2. Development Workflow¶
Anyone wishing to make contributions to OpenMC should be fully acquianted and comfortable working with git and GitHub. We assume here that you have git installed on your system, have a GitHub account, and have setup SSH keys to be able to create/push to repositories on GitHub.
Development of OpenMC relies heavily on branching; specifically, we use a branching model sometimes referred to as git flow. If you plan to contribute to OpenMC development, we highly recommend that you read the linked blog post to get a sense of how the branching model works. There are two main branches that always exist: master and develop. The master branch is a stable branch that contains the latest release of the code. The develop branch is where any ongoing development takes place prior to a release and is not guaranteed to be stable. When the development team decides that a release should occur, the develop branch is merged into master.
All new features, enhancements, and bug fixes should be developed on a branch that branches off of develop. When the feature is completed, a pull request is initiated on GitHub that is then reviewed by a committer. If the pull request is satisfactory, it is then merged into develop. Note that a committer may not review their own pull request (i.e., an independent code review is required).

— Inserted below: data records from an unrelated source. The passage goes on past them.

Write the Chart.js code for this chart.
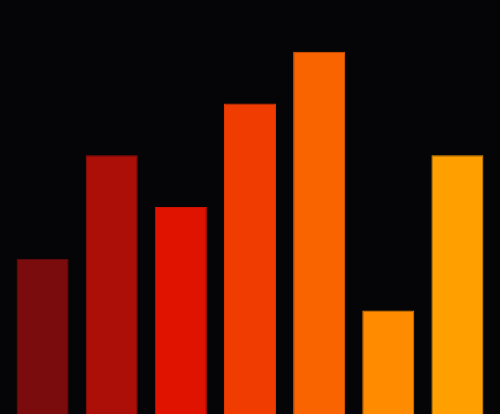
<!DOCTYPE html>
<html>
<head>
<meta charset="utf-8">
<script src="https://cdn.jsdelivr.net/npm/chart.js@4/dist/chart.umd.min.js"></script>
<style>
    html, body { margin: 0; padding: 0; background: #050507; }
    #wrap { width: 500px; height: 414px; position: relative; }
</style>
</head>
<body>
<div id="wrap"><canvas id="barChart"></canvas></div>
<script>
const labels = ['A', 'B', 'C', 'D', 'E', 'F', 'G'];
const values = [3, 5, 4, 6, 7, 2, 5];
const barColors = ['#7a0c0e', '#ab0f08', '#e01300', '#f03c00', '#fa6400', '#ff8c00', '#ffa000'];
const edgeColors = ['#6e0b0d', '#9c0e08', '#cc1200', '#dc3700', '#e65c00', '#eb8100', '#eb9300'];

const ctx = document.getElementById('barChart');
new Chart(ctx, {
    type: 'bar',
    data: {
        labels: labels,
        datasets: [{
            data: values,
            backgroundColor: barColors,
            borderColor: edgeColors,
            borderWidth: 1,
            borderSkipped: 'bottom',
            barPercentage: 0.752,
            categoryPercentage: 1
        }]
    },
    options: {
        responsive: true,
        maintainAspectRatio: false,
        animation: false,
        layout: { padding: { left: 8, right: 8, top: 0, bottom: 0 } },
        plugins: { legend: { display: false }, tooltip: { enabled: false } },
        scales: {
            x: { display: false },
            y: { display: false, min: 0, max: 8 }
        }
    }
});
</script>
</body>
</html>
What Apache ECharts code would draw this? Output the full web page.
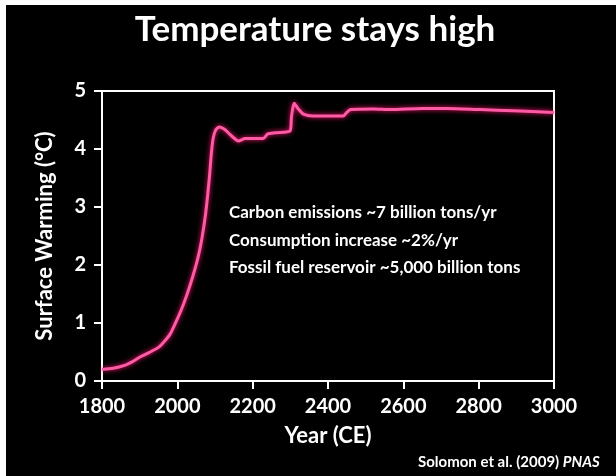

2.2. Code Review Criteria¶
In order to be considered suitable for inclusion in the develop branch, the following criteria must be satisfied for all proposed changes:
Changes have a clear purpose and are useful.
Compiles and passes all tests under multiple build configurations (This is checked by Travis CI).
If appropriate, test cases are added to regression or unit test suites.
No memory leaks (checked with valgrind).
Conforms to the OpenMC style guide.
No degradation of performance or greatly increased memory usage. This is not a hard rule – in certain circumstances, a performance loss might be acceptable if there are compelling reasons.
New features/input are documented.
No unnecessary external software dependencies are introduced.
Now that you understand the basic development workflow, let’s discuss how an individual can contribute to development. Note that this would apply to both new features and bug fixes. The general steps for contributing are as follows:
Fork the main openmc repository from openmc-dev/openmc. This will create a repository with the same name under your personal account. As such, you can commit to it as you please without disrupting other developers.
Clone your fork of OpenMC and create a branch that branches off of develop:
git clone --recurse-submodules email@example.com:yourusername/openmc.git cd openmc git checkout -b newbranch develop
tools/dev/install-commit-hooks.shto install a post-commit hook that runs clang-format on C++ files to apply automatic code formatting (requires that clang-format already be installed). In addition, you may want to configure your text editor to automatically run clang-format when saving C++ files.
Make your changes on the new branch that you intend to have included in develop. If you have made other changes that should not be merged back, ensure that those changes are made on a different branch.
Issue a pull request from GitHub and select the develop branch of openmc-dev/openmc as the target.
At a minimum, you should describe what the changes you’ve made are and why you are making them. If the changes are related to an oustanding issue, make sure it is cross-referenced.
A committer will review your pull request based on the criteria above. Any issues with the pull request can be discussed directly on the pull request page itself.
After the pull request has been thoroughly vetted, it is merged back into the develop branch of openmc-dev/openmc.
2.4. Private Development¶
While the process above depends on the fork of the OpenMC repository being publicly available on GitHub, you may also wish to do development on a private repository for research or commercial purposes. The proper way to do this is to create a complete copy of the OpenMC repository (not a fork from GitHub). The private repository can then either be stored just locally or in conjunction with a private repository on Github (this requires a paid plan). Alternatively, Bitbucket offers private repositories for free. If you want to merge some changes you’ve made in your private repository back to openmc-dev/openmc repository, simply follow the steps above with an extra step of pulling a branch from your private repository into a public fork.
2.5. Working in “Development” Mode¶
If you are making changes to the Python API during development, it is highly suggested to install the Python API in development/editable mode using pip. From the root directory of the OpenMC repository, run:
pip install -e .[test]
This installs the OpenMC Python package in “editable” mode so
that 1) it can be imported from a Python interpreter and 2) any changes made are
immediately reflected in the installed version (that is, you don’t need to keep
reinstalling it). While the same effect can be achieved using the
PYTHONPATH environment variable, this is generally discouraged as it
can interfere with virtual environments.